Getting here required an early flight on the smallest plane I have been on since my honeymoon to Guernsey some 27 years ago. At least this time there was somewhere in the hold for luggage. On that occasion our bags were placed behind netting at the front of the plane! To go with the small plane was the small airport and we were through passport control and out in next to no time. Let’s hope it’s the same in Orlando in April…
It’s an odd experience to board a plane with the temperature being close to freezing and grey and to step off at the other end and it be (almost) tee-shirt weather and brilliant blue skies. The other thing that is a little different is that this time we are here with my mother-in-law and her husband to celebrate her birthday.
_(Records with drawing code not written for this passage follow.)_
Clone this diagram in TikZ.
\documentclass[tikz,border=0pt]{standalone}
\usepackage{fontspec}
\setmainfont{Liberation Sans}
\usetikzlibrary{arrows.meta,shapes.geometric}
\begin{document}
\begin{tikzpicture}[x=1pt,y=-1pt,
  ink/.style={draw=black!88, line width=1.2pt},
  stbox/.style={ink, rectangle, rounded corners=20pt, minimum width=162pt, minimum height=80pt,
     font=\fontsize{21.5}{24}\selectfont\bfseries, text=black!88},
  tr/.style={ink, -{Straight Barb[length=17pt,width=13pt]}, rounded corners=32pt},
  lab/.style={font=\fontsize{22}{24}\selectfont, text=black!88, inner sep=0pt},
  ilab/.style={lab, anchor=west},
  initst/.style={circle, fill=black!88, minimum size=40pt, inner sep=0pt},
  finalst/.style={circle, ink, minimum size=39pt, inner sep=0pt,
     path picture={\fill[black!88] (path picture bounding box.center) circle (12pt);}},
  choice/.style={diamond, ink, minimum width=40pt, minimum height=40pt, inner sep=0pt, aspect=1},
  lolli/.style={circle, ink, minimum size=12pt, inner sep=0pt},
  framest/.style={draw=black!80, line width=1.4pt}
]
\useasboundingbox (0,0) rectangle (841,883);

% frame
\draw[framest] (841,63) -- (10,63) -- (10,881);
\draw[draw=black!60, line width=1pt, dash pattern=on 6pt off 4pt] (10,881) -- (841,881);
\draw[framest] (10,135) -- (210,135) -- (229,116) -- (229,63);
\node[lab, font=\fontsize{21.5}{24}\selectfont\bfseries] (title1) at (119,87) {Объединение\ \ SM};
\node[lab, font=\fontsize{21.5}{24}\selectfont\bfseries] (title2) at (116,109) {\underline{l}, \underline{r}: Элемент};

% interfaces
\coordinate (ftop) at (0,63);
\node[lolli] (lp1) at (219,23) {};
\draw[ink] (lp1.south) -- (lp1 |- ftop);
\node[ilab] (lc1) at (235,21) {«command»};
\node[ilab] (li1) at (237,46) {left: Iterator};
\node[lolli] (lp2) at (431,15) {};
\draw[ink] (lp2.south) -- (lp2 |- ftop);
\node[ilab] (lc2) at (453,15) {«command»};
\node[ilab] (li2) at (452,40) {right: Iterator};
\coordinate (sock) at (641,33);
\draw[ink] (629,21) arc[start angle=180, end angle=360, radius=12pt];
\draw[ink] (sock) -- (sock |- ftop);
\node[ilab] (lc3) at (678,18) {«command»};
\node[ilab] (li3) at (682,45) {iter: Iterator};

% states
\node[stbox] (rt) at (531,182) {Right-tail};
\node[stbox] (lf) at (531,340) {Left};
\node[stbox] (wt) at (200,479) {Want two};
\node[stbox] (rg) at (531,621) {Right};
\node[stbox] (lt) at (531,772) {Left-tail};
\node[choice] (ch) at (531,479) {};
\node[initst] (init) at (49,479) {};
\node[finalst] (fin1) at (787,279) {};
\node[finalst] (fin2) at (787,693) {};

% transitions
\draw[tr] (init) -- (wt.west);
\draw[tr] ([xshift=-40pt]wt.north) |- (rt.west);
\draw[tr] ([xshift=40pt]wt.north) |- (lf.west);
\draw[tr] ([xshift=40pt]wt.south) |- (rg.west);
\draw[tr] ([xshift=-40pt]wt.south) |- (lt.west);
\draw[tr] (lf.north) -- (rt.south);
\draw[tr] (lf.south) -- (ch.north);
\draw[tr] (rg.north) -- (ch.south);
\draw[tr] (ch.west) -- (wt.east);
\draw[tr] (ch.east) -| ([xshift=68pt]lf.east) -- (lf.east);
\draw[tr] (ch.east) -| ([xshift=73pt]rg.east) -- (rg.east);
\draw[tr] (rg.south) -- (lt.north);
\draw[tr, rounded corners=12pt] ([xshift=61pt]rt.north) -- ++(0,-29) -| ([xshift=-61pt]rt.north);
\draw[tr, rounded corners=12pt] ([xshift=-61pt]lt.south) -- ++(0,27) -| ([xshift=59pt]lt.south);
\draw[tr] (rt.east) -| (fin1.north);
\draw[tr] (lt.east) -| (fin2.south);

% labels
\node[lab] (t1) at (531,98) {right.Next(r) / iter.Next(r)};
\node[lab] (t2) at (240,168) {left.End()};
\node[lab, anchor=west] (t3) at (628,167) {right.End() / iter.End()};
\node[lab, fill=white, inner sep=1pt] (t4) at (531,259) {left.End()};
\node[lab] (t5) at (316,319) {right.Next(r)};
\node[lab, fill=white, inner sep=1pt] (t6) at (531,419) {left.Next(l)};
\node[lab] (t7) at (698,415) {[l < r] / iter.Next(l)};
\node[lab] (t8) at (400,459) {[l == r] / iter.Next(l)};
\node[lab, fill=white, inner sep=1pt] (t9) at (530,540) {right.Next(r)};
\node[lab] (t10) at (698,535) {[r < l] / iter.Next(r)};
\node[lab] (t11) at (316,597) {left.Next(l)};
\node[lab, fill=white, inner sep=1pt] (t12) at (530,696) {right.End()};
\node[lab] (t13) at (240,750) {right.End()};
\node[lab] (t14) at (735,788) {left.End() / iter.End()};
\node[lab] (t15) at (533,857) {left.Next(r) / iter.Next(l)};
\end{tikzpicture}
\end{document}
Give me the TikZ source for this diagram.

Armed with approximately zero Spanish we managed to get a taxi from the airport to the hotel. Even without a shared language the driver did manage to mime how pleased he was to see the sun. Not as pleased as I was I can assure you!
The afternoon was spent orienting ourselves and trying not to do too much that we have allocated for other days of the holiday. Normally decisions on where to go are relatively straightforward with only two of us travelling. As on this occasion there are four of us and more weight is given to the birthday girl it is more, complex.
In the evening we went out to a local tapas restaurant that had been recommended by the hotel. Unfortunately it was still closed post New Year (that must have been one hell of a party!) and so we moved onto the next one on the list. This too was shut but only because it was still early as far as the Spanish were concerned (it was just before 8pm). We walked on and found ourselves in an open plaza with a number of restaurants around it. We rejected a few before finding one that looked welcoming and ate there.
Even as we walked the short walk back to the hotel it was a pleasant temperature and you could easily forget that it is still January. It is going to be a real shock to the system when we get back to the UK on Sunday!